▶ **Directions for this task**: Below is a listing. Return the lines from the one that contains "Clone this chart in Apache ECharts." to the one that contains "remEnd[i], remTop[i], remFloor]);", both ends included, verbatim and with no pictures.

▶ **Record set**:

■ ■ ■ ■ ■

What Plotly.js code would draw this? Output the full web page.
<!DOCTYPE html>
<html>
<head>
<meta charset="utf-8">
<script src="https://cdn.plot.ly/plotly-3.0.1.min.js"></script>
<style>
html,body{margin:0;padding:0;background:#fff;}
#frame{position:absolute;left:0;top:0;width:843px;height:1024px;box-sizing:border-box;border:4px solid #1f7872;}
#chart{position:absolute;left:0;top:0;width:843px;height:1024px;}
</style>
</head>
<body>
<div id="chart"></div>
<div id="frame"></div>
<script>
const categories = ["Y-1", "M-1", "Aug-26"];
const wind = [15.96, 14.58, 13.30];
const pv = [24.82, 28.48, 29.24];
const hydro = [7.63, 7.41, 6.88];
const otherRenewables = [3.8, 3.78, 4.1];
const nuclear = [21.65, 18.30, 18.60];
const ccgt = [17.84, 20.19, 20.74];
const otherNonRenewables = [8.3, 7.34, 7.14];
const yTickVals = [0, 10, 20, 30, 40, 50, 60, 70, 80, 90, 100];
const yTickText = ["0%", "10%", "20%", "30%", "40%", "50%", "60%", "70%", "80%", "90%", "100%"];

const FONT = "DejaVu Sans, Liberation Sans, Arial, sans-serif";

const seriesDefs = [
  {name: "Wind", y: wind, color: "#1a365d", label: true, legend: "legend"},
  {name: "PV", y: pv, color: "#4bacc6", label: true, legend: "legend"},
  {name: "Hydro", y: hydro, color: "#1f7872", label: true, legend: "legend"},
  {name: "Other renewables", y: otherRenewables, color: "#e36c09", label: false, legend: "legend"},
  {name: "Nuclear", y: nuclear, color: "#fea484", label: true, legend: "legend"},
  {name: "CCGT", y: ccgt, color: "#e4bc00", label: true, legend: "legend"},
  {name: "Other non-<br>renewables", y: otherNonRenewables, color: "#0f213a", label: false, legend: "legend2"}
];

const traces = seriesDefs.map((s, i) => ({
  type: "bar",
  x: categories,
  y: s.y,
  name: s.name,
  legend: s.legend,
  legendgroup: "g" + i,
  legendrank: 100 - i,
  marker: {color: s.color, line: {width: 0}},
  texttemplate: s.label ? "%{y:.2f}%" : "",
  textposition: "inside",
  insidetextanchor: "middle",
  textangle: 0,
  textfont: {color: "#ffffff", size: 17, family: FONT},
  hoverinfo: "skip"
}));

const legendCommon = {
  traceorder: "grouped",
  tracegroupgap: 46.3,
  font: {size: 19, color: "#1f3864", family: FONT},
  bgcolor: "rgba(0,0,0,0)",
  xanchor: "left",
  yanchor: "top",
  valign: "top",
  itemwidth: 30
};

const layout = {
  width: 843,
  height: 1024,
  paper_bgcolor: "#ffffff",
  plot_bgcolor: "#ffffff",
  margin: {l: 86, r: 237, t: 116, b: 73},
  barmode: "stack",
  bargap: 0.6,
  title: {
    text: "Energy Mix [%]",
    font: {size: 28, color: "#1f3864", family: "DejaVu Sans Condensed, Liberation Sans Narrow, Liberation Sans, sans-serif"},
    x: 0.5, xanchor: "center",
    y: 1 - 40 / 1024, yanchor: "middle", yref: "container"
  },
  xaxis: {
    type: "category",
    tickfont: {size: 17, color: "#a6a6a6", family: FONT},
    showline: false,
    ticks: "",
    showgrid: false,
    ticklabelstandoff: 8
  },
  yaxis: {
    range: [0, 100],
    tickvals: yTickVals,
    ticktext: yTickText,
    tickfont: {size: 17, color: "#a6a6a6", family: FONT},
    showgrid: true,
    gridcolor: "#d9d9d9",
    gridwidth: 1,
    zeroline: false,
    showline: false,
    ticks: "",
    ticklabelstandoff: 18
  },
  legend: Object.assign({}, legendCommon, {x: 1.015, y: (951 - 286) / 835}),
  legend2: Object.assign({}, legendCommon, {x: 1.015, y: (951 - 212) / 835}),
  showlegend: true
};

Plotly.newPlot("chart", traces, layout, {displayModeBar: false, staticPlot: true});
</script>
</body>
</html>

■ ■ ■ ■ ■

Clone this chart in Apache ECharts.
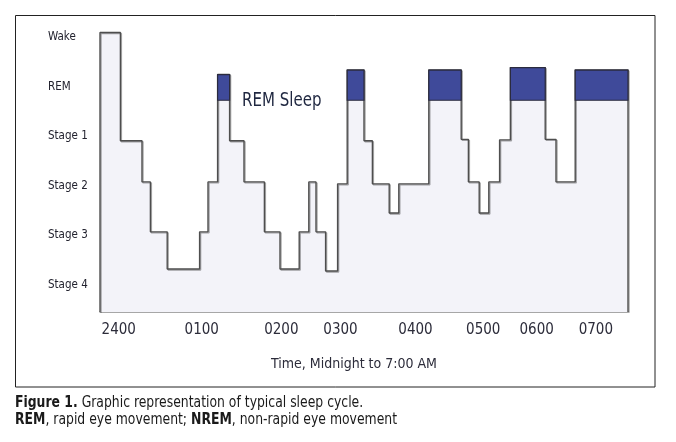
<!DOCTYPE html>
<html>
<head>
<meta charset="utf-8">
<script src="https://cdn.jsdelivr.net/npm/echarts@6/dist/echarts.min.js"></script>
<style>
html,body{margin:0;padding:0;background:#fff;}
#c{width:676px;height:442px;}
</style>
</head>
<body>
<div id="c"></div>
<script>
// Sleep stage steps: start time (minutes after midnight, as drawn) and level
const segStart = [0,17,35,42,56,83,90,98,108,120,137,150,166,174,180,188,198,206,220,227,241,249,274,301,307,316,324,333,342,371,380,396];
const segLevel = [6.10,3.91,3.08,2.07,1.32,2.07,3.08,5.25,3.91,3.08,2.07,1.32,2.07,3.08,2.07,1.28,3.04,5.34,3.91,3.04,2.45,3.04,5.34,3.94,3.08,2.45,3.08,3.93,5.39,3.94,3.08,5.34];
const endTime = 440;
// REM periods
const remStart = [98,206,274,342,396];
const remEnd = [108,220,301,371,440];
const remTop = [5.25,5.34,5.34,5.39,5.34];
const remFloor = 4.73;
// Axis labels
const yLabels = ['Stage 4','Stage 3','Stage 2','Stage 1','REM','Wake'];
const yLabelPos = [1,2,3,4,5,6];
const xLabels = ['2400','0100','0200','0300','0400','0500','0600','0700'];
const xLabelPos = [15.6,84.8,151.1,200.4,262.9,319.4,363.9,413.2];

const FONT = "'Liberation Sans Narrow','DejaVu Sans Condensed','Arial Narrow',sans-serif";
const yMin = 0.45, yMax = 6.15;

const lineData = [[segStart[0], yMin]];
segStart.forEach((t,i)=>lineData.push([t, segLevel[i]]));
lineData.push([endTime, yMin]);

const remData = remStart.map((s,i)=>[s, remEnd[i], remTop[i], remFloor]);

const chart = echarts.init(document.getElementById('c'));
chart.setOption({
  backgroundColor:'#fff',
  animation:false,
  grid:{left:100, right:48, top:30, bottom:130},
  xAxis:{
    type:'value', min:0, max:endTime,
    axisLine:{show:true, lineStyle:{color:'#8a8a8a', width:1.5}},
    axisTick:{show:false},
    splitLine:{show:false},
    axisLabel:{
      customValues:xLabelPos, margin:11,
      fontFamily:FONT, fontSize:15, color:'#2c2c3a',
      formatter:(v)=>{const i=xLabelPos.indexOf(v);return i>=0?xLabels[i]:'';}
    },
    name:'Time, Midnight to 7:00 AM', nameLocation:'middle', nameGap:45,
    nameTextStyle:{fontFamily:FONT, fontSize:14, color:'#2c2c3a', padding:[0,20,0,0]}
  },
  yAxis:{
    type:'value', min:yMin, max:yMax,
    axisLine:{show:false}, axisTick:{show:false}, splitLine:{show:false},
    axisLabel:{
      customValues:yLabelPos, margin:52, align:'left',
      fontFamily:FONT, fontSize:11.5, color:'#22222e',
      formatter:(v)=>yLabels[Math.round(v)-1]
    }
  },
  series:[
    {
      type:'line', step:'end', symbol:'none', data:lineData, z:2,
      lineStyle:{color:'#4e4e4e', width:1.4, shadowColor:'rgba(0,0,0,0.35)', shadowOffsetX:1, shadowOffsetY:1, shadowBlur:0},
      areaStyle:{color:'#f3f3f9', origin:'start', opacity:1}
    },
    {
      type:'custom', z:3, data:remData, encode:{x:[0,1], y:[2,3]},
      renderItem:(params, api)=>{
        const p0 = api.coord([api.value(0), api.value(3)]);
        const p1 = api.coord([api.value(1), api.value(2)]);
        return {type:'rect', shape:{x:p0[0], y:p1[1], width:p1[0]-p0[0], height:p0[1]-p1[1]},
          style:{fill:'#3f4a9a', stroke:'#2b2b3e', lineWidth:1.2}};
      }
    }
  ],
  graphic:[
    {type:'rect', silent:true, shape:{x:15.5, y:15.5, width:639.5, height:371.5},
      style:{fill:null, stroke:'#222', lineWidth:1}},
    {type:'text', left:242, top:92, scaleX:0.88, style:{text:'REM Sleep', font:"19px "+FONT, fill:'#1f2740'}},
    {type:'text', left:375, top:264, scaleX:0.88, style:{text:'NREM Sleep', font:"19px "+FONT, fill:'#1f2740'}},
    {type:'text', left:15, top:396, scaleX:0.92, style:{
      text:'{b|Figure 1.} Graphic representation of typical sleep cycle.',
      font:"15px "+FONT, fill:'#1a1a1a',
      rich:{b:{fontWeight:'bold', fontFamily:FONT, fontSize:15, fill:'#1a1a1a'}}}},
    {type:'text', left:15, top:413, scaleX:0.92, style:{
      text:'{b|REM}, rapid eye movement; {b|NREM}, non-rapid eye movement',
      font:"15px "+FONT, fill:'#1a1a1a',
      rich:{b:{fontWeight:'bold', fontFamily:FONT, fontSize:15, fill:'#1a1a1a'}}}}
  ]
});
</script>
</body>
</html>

■ ■ ■ ■ ■

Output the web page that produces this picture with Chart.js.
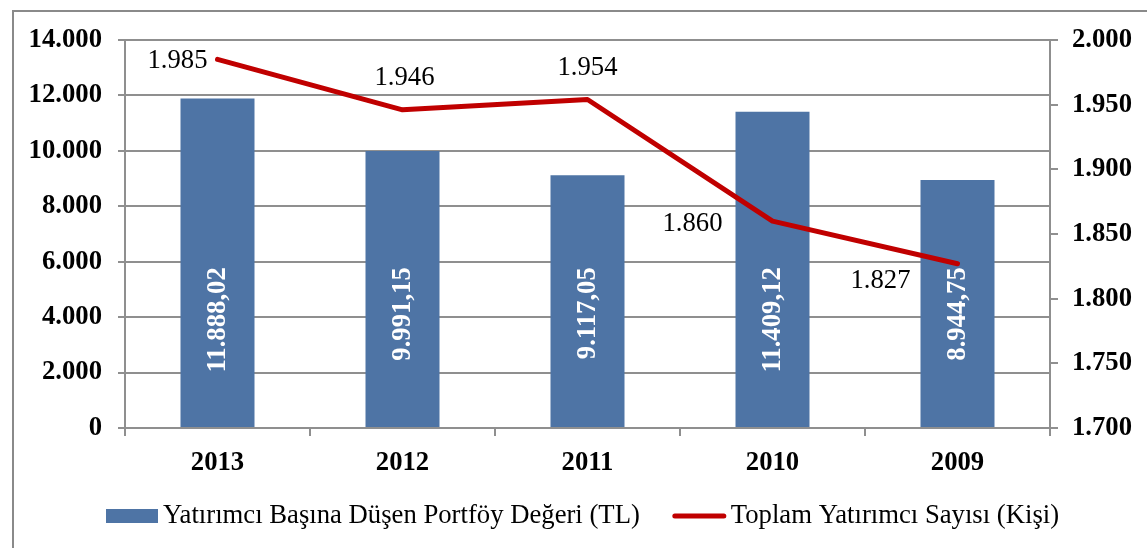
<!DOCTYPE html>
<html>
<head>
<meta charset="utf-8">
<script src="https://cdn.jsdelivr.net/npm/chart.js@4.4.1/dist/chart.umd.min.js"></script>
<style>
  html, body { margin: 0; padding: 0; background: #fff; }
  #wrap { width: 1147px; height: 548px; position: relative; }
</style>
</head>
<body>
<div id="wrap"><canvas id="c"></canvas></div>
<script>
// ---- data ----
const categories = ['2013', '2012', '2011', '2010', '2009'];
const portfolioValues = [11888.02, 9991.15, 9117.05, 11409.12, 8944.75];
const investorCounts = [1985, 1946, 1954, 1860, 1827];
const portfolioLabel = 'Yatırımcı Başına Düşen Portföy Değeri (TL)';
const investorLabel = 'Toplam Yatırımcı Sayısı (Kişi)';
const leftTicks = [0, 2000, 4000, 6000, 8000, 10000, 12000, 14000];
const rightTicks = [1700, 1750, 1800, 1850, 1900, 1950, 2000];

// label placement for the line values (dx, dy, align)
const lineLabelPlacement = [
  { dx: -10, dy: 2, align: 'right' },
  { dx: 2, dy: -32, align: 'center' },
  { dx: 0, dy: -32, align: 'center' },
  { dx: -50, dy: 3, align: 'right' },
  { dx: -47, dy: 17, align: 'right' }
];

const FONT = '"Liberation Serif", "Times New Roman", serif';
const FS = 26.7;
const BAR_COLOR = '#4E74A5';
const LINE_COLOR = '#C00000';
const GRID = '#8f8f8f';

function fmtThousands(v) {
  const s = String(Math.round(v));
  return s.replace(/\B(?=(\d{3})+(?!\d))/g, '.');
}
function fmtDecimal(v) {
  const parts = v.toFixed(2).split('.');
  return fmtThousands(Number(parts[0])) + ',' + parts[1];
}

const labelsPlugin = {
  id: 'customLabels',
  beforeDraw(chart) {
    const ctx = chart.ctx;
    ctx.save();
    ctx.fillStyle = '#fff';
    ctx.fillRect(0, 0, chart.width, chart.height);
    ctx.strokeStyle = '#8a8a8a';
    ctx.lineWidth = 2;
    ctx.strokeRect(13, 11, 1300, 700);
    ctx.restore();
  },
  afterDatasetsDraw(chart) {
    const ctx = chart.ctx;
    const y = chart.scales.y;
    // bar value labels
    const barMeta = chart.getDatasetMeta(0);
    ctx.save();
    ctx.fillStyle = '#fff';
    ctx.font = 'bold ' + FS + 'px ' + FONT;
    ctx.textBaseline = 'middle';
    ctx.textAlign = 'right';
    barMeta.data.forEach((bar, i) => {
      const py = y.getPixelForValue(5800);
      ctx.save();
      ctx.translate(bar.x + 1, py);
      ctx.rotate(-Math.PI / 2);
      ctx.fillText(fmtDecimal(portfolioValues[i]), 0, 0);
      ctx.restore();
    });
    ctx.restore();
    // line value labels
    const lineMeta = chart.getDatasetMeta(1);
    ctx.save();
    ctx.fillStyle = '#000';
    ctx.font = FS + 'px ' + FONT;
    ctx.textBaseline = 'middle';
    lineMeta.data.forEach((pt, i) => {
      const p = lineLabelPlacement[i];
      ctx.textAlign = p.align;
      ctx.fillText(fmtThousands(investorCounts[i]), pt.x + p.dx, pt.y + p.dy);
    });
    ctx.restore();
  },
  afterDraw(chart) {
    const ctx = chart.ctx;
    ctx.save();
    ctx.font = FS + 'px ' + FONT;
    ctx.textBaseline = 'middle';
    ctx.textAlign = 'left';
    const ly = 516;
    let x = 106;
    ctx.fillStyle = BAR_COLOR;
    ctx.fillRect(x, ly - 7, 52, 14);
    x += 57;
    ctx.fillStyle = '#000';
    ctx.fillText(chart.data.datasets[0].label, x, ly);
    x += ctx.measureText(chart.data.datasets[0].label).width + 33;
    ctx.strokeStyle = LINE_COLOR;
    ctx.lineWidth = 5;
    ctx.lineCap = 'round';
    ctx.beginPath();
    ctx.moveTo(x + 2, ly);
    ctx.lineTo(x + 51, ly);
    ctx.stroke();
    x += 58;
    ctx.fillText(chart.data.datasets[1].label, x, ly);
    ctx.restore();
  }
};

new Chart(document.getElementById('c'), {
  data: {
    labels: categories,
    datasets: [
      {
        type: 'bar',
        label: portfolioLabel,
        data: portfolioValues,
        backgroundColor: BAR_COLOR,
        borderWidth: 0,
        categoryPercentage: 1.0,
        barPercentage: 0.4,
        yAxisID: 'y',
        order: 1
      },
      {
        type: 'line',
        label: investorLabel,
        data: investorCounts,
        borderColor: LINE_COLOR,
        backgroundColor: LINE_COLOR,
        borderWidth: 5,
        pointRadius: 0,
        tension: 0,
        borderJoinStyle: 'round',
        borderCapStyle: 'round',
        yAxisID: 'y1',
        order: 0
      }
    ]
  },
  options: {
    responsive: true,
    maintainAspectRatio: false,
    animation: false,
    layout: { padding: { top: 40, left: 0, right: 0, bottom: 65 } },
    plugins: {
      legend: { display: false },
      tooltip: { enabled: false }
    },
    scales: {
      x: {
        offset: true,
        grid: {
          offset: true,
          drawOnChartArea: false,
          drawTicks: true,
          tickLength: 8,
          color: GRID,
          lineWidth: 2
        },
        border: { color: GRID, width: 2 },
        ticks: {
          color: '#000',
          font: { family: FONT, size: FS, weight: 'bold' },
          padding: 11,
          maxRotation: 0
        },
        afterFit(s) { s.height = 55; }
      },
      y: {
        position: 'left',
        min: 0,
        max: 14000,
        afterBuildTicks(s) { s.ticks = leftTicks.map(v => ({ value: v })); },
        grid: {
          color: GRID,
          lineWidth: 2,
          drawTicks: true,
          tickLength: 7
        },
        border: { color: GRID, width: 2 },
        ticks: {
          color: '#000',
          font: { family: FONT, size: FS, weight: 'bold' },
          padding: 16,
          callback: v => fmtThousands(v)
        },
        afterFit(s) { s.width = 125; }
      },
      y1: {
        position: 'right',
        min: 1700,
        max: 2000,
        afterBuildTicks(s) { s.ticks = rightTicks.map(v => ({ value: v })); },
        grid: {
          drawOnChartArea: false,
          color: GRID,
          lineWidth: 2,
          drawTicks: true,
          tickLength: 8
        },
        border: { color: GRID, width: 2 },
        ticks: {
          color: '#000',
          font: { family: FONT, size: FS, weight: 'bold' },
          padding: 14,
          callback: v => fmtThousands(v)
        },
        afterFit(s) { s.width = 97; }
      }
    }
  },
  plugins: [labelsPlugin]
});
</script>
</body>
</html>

■ ■ ■ ■ ■

▶ **Task output**:
Clone this chart in Apache ECharts.
<!DOCTYPE html>
<html>
<head>
<meta charset="utf-8">
<script src="https://cdn.jsdelivr.net/npm/echarts@6/dist/echarts.min.js"></script>
<style>
html,body{margin:0;padding:0;background:#fff;}
#c{width:676px;height:442px;}
</style>
</head>
<body>
<div id="c"></div>
<script>
// Sleep stage steps: start time (minutes after midnight, as drawn) and level
const segStart = [0,17,35,42,56,83,90,98,108,120,137,150,166,174,180,188,198,206,220,227,241,249,274,301,307,316,324,333,342,371,380,396];
const segLevel = [6.10,3.91,3.08,2.07,1.32,2.07,3.08,5.25,3.91,3.08,2.07,1.32,2.07,3.08,2.07,1.28,3.04,5.34,3.91,3.04,2.45,3.04,5.34,3.94,3.08,2.45,3.08,3.93,5.39,3.94,3.08,5.34];
const endTime = 440;
// REM periods
const remStart = [98,206,274,342,396];
const remEnd = [108,220,301,371,440];
const remTop = [5.25,5.34,5.34,5.39,5.34];
const remFloor = 4.73;
// Axis labels
const yLabels = ['Stage 4','Stage 3','Stage 2','Stage 1','REM','Wake'];
const yLabelPos = [1,2,3,4,5,6];
const xLabels = ['2400','0100','0200','0300','0400','0500','0600','0700'];
const xLabelPos = [15.6,84.8,151.1,200.4,262.9,319.4,363.9,413.2];

const FONT = "'Liberation Sans Narrow','DejaVu Sans Condensed','Arial Narrow',sans-serif";
const yMin = 0.45, yMax = 6.15;

const lineData = [[segStart[0], yMin]];
segStart.forEach((t,i)=>lineData.push([t, segLevel[i]]));
lineData.push([endTime, yMin]);

const remData = remStart.map((s,i)=>[s, remEnd[i], remTop[i], remFloor]);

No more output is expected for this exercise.